--- Start RECORDS FOR THE TASK ---
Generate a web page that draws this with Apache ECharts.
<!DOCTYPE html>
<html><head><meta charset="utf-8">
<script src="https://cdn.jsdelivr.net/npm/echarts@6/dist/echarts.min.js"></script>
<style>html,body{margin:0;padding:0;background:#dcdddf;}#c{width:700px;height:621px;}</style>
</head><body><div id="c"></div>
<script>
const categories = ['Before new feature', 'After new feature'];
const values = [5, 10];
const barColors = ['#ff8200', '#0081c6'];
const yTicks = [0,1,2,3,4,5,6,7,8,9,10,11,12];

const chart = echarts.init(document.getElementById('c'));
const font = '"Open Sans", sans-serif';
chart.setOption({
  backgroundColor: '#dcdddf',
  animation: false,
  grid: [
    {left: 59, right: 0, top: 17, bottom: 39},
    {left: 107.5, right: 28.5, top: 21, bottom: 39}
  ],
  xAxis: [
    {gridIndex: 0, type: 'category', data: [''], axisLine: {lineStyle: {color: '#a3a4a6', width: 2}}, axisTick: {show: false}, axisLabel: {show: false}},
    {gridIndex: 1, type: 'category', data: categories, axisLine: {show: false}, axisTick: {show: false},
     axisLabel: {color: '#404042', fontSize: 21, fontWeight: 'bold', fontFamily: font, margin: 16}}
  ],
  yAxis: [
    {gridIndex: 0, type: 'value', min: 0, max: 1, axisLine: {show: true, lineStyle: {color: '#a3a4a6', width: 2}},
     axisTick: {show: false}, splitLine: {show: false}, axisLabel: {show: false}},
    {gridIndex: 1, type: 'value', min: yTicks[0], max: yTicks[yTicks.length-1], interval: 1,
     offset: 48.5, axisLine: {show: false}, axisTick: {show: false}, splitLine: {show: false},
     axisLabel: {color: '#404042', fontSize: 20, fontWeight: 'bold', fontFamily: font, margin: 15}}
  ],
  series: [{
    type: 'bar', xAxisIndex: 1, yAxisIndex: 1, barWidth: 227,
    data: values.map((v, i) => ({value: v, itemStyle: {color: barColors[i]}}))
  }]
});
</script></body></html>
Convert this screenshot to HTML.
--- End RECORDS FOR THE TASK ---
Copy each line of the listing that includes "this".

Generate a web page that draws this with Apache ECharts.
Convert this screenshot to HTML.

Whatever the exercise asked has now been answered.